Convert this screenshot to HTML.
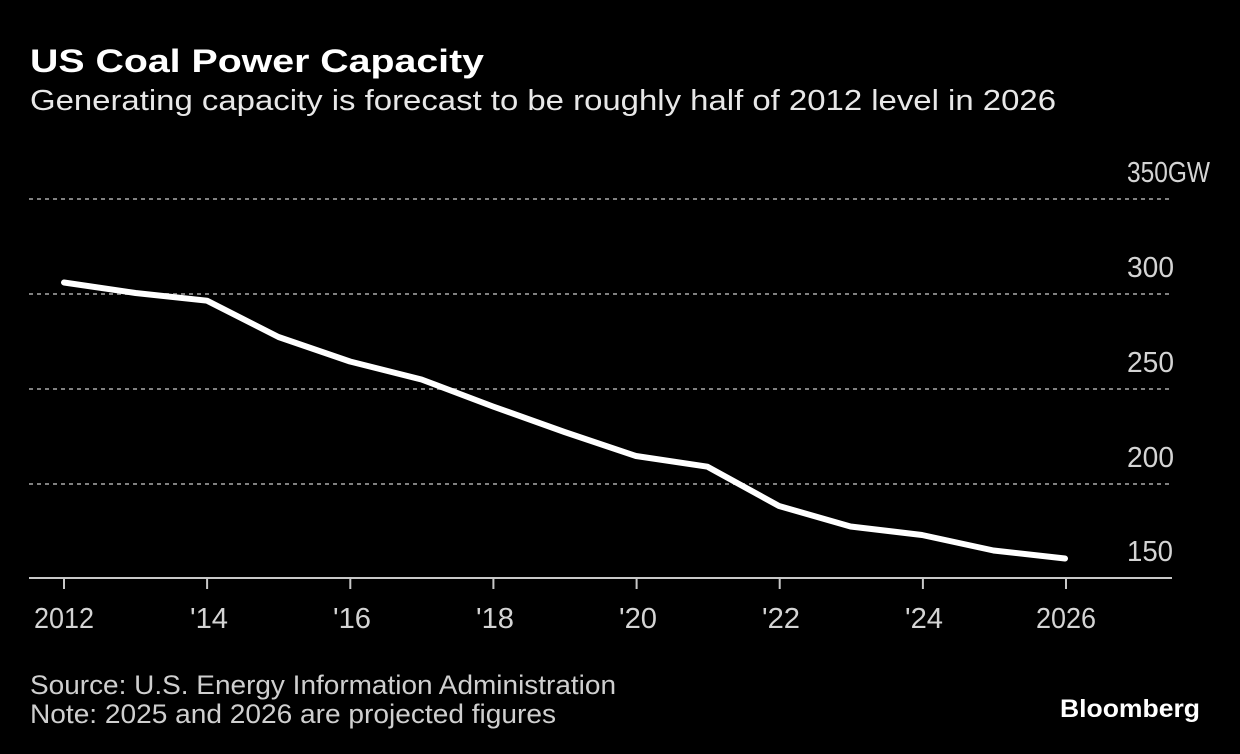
<!DOCTYPE html>
<html>
<head>
<meta charset="utf-8">
<style>
  html, body { margin: 0; padding: 0; background: #000; }
  body { width: 1240px; height: 754px; overflow: hidden; }
  svg { display: block; }
  text { font-family: "Liberation Sans", "DejaVu Sans", sans-serif; }
</style>
</head>
<body>
<svg width="1240" height="754" viewBox="0 0 1240 754" xmlns="http://www.w3.org/2000/svg">
  <rect x="0" y="0" width="1240" height="754" fill="#000"/>

  <!-- Title / subtitle -->
  <text x="30" y="72" font-size="32" font-weight="bold" fill="#ffffff" textLength="454" lengthAdjust="spacingAndGlyphs">US Coal Power Capacity</text>
  <text x="30" y="110" font-size="29" fill="#e8e8e8" textLength="1026" lengthAdjust="spacingAndGlyphs">Generating capacity is forecast to be roughly half of 2012 level in 2026</text>

  <!-- Gridlines -->
  <g stroke="#808080" stroke-width="2" stroke-dasharray="4 4">
    <line x1="29" y1="199" x2="1173" y2="199"/>
    <line x1="29" y1="294" x2="1173" y2="294"/>
    <line x1="29" y1="389" x2="1173" y2="389"/>
    <line x1="29" y1="484" x2="1173" y2="484"/>
  </g>

  <!-- Y labels -->
  <g font-size="29" fill="#d4d4d4">
    <text x="1127" y="182" textLength="83" lengthAdjust="spacingAndGlyphs">350GW</text>
    <text x="1127" y="277" textLength="47" lengthAdjust="spacingAndGlyphs">300</text>
    <text x="1127" y="372" textLength="47" lengthAdjust="spacingAndGlyphs">250</text>
    <text x="1127" y="467" textLength="47" lengthAdjust="spacingAndGlyphs">200</text>
    <text x="1127" y="561" textLength="46" lengthAdjust="spacingAndGlyphs">150</text>
  </g>

  <!-- Axis -->
  <line x1="29" y1="578" x2="1172" y2="578" stroke="#c8c8c8" stroke-width="2"/>
  <g stroke="#c8c8c8" stroke-width="2">
    <line x1="64" y1="578" x2="64" y2="589"/>
    <line x1="207.1" y1="578" x2="207.1" y2="589"/>
    <line x1="350.3" y1="578" x2="350.3" y2="589"/>
    <line x1="493.4" y1="578" x2="493.4" y2="589"/>
    <line x1="636.6" y1="578" x2="636.6" y2="589"/>
    <line x1="779.7" y1="578" x2="779.7" y2="589"/>
    <line x1="922.9" y1="578" x2="922.9" y2="589"/>
    <line x1="1066" y1="578" x2="1066" y2="589"/>
  </g>

  <!-- X labels -->
  <g font-size="29" fill="#d4d4d4" text-anchor="middle">
    <text x="64" y="628" textLength="60" lengthAdjust="spacingAndGlyphs">2012</text>
    <text x="209" y="628" textLength="38" lengthAdjust="spacingAndGlyphs">'14</text>
    <text x="352" y="628" textLength="38" lengthAdjust="spacingAndGlyphs">'16</text>
    <text x="495" y="628" textLength="38" lengthAdjust="spacingAndGlyphs">'18</text>
    <text x="638" y="628" textLength="38" lengthAdjust="spacingAndGlyphs">'20</text>
    <text x="781" y="628" textLength="38" lengthAdjust="spacingAndGlyphs">'22</text>
    <text x="924" y="628" textLength="38" lengthAdjust="spacingAndGlyphs">'24</text>
    <text x="1066" y="628" textLength="60" lengthAdjust="spacingAndGlyphs">2026</text>
  </g>

  <!-- Series -->
  <polyline fill="none" stroke="#ffffff" stroke-width="6" stroke-linejoin="round" stroke-linecap="round"
    points="64,282.5 135.5,293 207,300.7 278.5,337 350,361.5 421.5,379.5 493,406.5 564.5,432 636,456 707.5,466.7 779,506 850.5,526.5 922,535 993.5,550.5 1065,558.5"/>

  <!-- Footer -->
  <g font-size="27" fill="#cfcfcf">
    <text x="30" y="694" textLength="586" lengthAdjust="spacingAndGlyphs">Source: U.S. Energy Information Administration</text>
    <text x="30" y="723" textLength="526" lengthAdjust="spacingAndGlyphs">Note: 2025 and 2026 are projected figures</text>
  </g>
  <text x="1060" y="717" font-size="25" font-weight="bold" fill="#ffffff" textLength="140" lengthAdjust="spacingAndGlyphs">Bloomberg</text>
</svg>
</body>
</html>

## OBJECTIVE:
Omit each picture, then return all of the listing exactly as it stands.

## RESULT:
Convert this screenshot to HTML.
<!DOCTYPE html>
<html>
<head>
<meta charset="utf-8">
<style>
  html, body { margin: 0; padding: 0; background: #000; }
  body { width: 1240px; height: 754px; overflow: hidden; }
  svg { display: block; }
  text { font-family: "Liberation Sans", "DejaVu Sans", sans-serif; }
</style>
</head>
<body>
<svg width="1240" height="754" viewBox="0 0 1240 754" xmlns="http://www.w3.org/2000/svg">
  <rect x="0" y="0" width="1240" height="754" fill="#000"/>

  <!-- Title / subtitle -->
  <text x="30" y="72" font-size="32" font-weight="bold" fill="#ffffff" textLength="454" lengthAdjust="spacingAndGlyphs">US Coal Power Capacity</text>
  <text x="30" y="110" font-size="29" fill="#e8e8e8" textLength="1026" lengthAdjust="spacingAndGlyphs">Generating capacity is forecast to be roughly half of 2012 level in 2026</text>

  <!-- Gridlines -->
  <g stroke="#808080" stroke-width="2" stroke-dasharray="4 4">
    <line x1="29" y1="199" x2="1173" y2="199"/>
    <line x1="29" y1="294" x2="1173" y2="294"/>
    <line x1="29" y1="389" x2="1173" y2="389"/>
    <line x1="29" y1="484" x2="1173" y2="484"/>
  </g>

  <!-- Y labels -->
  <g font-size="29" fill="#d4d4d4">
    <text x="1127" y="182" textLength="83" lengthAdjust="spacingAndGlyphs">350GW</text>
    <text x="1127" y="277" textLength="47" lengthAdjust="spacingAndGlyphs">300</text>
    <text x="1127" y="372" textLength="47" lengthAdjust="spacingAndGlyphs">250</text>
    <text x="1127" y="467" textLength="47" lengthAdjust="spacingAndGlyphs">200</text>
    <text x="1127" y="561" textLength="46" lengthAdjust="spacingAndGlyphs">150</text>
  </g>

  <!-- Axis -->
  <line x1="29" y1="578" x2="1172" y2="578" stroke="#c8c8c8" stroke-width="2"/>
  <g stroke="#c8c8c8" stroke-width="2">
    <line x1="64" y1="578" x2="64" y2="589"/>
    <line x1="207.1" y1="578" x2="207.1" y2="589"/>
    <line x1="350.3" y1="578" x2="350.3" y2="589"/>
    <line x1="493.4" y1="578" x2="493.4" y2="589"/>
    <line x1="636.6" y1="578" x2="636.6" y2="589"/>
    <line x1="779.7" y1="578" x2="779.7" y2="589"/>
    <line x1="922.9" y1="578" x2="922.9" y2="589"/>
    <line x1="1066" y1="578" x2="1066" y2="589"/>
  </g>

  <!-- X labels -->
  <g font-size="29" fill="#d4d4d4" text-anchor="middle">
    <text x="64" y="628" textLength="60" lengthAdjust="spacingAndGlyphs">2012</text>
    <text x="209" y="628" textLength="38" lengthAdjust="spacingAndGlyphs">'14</text>
    <text x="352" y="628" textLength="38" lengthAdjust="spacingAndGlyphs">'16</text>
    <text x="495" y="628" textLength="38" lengthAdjust="spacingAndGlyphs">'18</text>
    <text x="638" y="628" textLength="38" lengthAdjust="spacingAndGlyphs">'20</text>
    <text x="781" y="628" textLength="38" lengthAdjust="spacingAndGlyphs">'22</text>
    <text x="924" y="628" textLength="38" lengthAdjust="spacingAndGlyphs">'24</text>
    <text x="1066" y="628" textLength="60" lengthAdjust="spacingAndGlyphs">2026</text>
  </g>

  <!-- Series -->
  <polyline fill="none" stroke="#ffffff" stroke-width="6" stroke-linejoin="round" stroke-linecap="round"
    points="64,282.5 135.5,293 207,300.7 278.5,337 350,361.5 421.5,379.5 493,406.5 564.5,432 636,456 707.5,466.7 779,506 850.5,526.5 922,535 993.5,550.5 1065,558.5"/>

  <!-- Footer -->
  <g font-size="27" fill="#cfcfcf">
    <text x="30" y="694" textLength="586" lengthAdjust="spacingAndGlyphs">Source: U.S. Energy Information Administration</text>
    <text x="30" y="723" textLength="526" lengthAdjust="spacingAndGlyphs">Note: 2025 and 2026 are projected figures</text>
  </g>
  <text x="1060" y="717" font-size="25" font-weight="bold" fill="#ffffff" textLength="140" lengthAdjust="spacingAndGlyphs">Bloomberg</text>
</svg>
</body>
</html>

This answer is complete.